ECLI:NL:CRVB:2016:3317
Centrale Raad van Beroep
- Hoger beroep
- R.H.M. Roelofs
- J.H.M. van de Ven
- J.M.A. van der Kolk-Severijns
- Rechtspraak.nl
Intrekking van bijstand wegens niet-gemelde stortingen en opnames op spaarrekening
In deze zaak gaat het om de intrekking van de bijstand van appellante, die sinds 16 augustus 1998 bijstand ontving op basis van de Wet werk en bijstand (WWB). De Centrale Raad van Beroep behandelt het hoger beroep tegen de uitspraak van de rechtbank Limburg, die het beroep tegen het besluit van het dagelijks bestuur ongegrond verklaarde.
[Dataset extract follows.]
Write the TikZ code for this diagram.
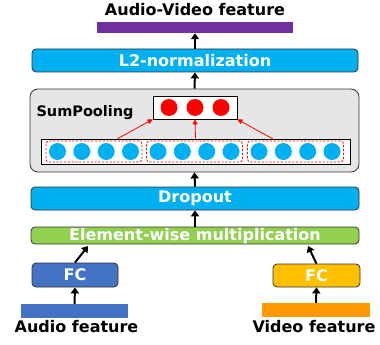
\documentclass[tikz,border=0pt]{standalone}
\usepackage{fontspec}
\setmainfont{DejaVu Sans}
\usepackage{tikz}
\usetikzlibrary{arrows.meta}
\usetikzlibrary{positioning}
\definecolor{avpurple}{HTML}{7030A0}
\definecolor{cyanbox}{HTML}{00B0F0}
\definecolor{poolgray}{HTML}{E7E6E6}
\definecolor{multgreen}{HTML}{92D050}
\definecolor{fcblue}{HTML}{4472C4}
\definecolor{fcgold}{HTML}{FFC000}
\definecolor{vorange}{HTML}{FF9900}

\begin{document}
\begin{tikzpicture}[x=1pt,y=-1pt,
                font=\fontsize{16}{18}\selectfont\bfseries,
                blk/.style n args={3}{draw=black!80,fill=#1,text=white,
                    minimum width=#2,
                    minimum height=#3,
                    rounded corners=4pt,
                    line width=0.8pt,inner sep=0pt},
                bar/.style n args={3}{fill=#1,minimum width=#2,
                    minimum height=#3,inner sep=0pt},
                arr/.style={-{Triangle[width=8pt,length=6pt]},line width=2pt},
                rarr/.style={-{Triangle[width=5pt,length=5pt]},red,line width=0.8pt},
                bdot/.style={circle,fill=cyanbox,minimum size=17pt,inner sep=0pt},
                rdot/.style={circle,fill=red,minimum size=17pt,inner sep=0pt},
                grp/.style={draw=red,dash pattern=on 2.2pt off 1.6pt,line width=0.8pt,
                    rounded corners=3pt,minimum width=96pt,minimum height=21pt}]
    \useasboundingbox (0,0) rectangle (380,345);
    % output side
    \node (avtxt) at (195,10) {Audio-Video feature};
    \node[bar={avpurple}{196pt}{11pt}] (av) at (195,27.5) {};
    \node[blk={cyanbox}{326pt}{23pt}] (l2) at (195,60.5) {L2-normalization};
    % sum pooling
    \node[draw=black!80,fill=poolgray,rounded corners=8pt,line width=0.8pt,
        minimum width=329pt,minimum height=83pt] (pool) at (194.5,130.5) {};
    \node[font=\fontsize{14.5}{16}\selectfont\bfseries,anchor=west] (sp) at (33,113) {SumPooling};
    \node[draw,fill=white,line width=0.8pt,minimum width=84pt,minimum height=23pt] (out) at (195,107.5) {};
    \foreach \x in {169,195,221}
        \node[rdot] (r\x) at (\x,107.5) {};
    \node[draw,fill=white,line width=0.8pt,minimum width=309pt,minimum height=25pt] (row) at (195.5,151.5) {};
    \foreach \g/\n in {94/1,194.5/2,295.5/3}{
        \node[grp] (g\n) at (\g,151.5) {};
        \foreach \d in {-36.5,-12.2,12.2,36.5}
            \node[bdot] at (\g+\d,151.5) {};
    }
    \coordinate (p1) at (117,139);
    \coordinate (p3) at (273,139);
    \draw[rarr] (p1) -- (out.south west);
    \draw[rarr] (row.north) -- (out.south);
    \draw[rarr] (p3) -- (out.south east);
    % fusion
    \node[blk={cyanbox}{328pt}{23pt}] (drop) at (195,198.5) {Dropout};
    \node[blk={multgreen}{328pt}{17pt}] (mult) at (195,235.5) {};
    \node[text=white] (multtxt) at (195,236.5) {Element-wise multiplication};
    \node[blk={fcblue}{86pt}{24pt}] (fca) at (75,275) {FC};
    \node[blk={fcgold}{87pt}{23pt}] (fcv) at (316.5,275.5) {FC};
    \node[bar={fcblue}{107pt}{14pt}] (abar) at (74.5,311) {};
    \node[bar={vorange}{108pt}{14pt}] (vbar) at (316,310) {};
    \node (atxt) at (76.5,327) {Audio feature};
    \node (vtxt) at (314,327) {Video feature};
    \coordinate (m1) at (88,246);
    \coordinate (m2) at (308,246);
    % arrows
    \draw[arr] (abar.north) -- (fca.south);
    \draw[arr] (vbar.north) -- (fcv.south);
    \draw[arr] (fca.north) -- (m1);
    \draw[arr] (fcv.north) -- (m2);
    \draw[arr] (mult.north) -- (drop.south);
    \draw[arr] (drop.north) -- (pool.south);
    \draw[arr] (pool.north) -- (l2.south);
    \draw[arr] (l2.north) -- (av.south);
\end{tikzpicture}
\end{document}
Het dagelijks bestuur had de bijstand van appellante ingetrokken omdat zij geen melding had gemaakt van aanzienlijke stortingen en opnames op haar spaarrekening, waardoor haar vermogen boven de geldende grens kwam. Appellante had verklaard dat de spaarrekening niet haar eigendom was, maar van haar broer, en dat zij het geld voor hem beheerde. De Raad oordeelt dat appellante de op haar rustende inlichtingenverplichting heeft geschonden door geen melding te maken van de stortingen en opnames. De Raad stelt vast dat het aan het bijstandverlenend orgaan is om de nodige kennis over relevante feiten te vergaren, maar dat appellante niet aannemelijk heeft gemaakt dat zij niet over de gestorte gelden kon beschikken. De Raad bevestigt de intrekking van de bijstand en wijst het verzoek om schadevergoeding af.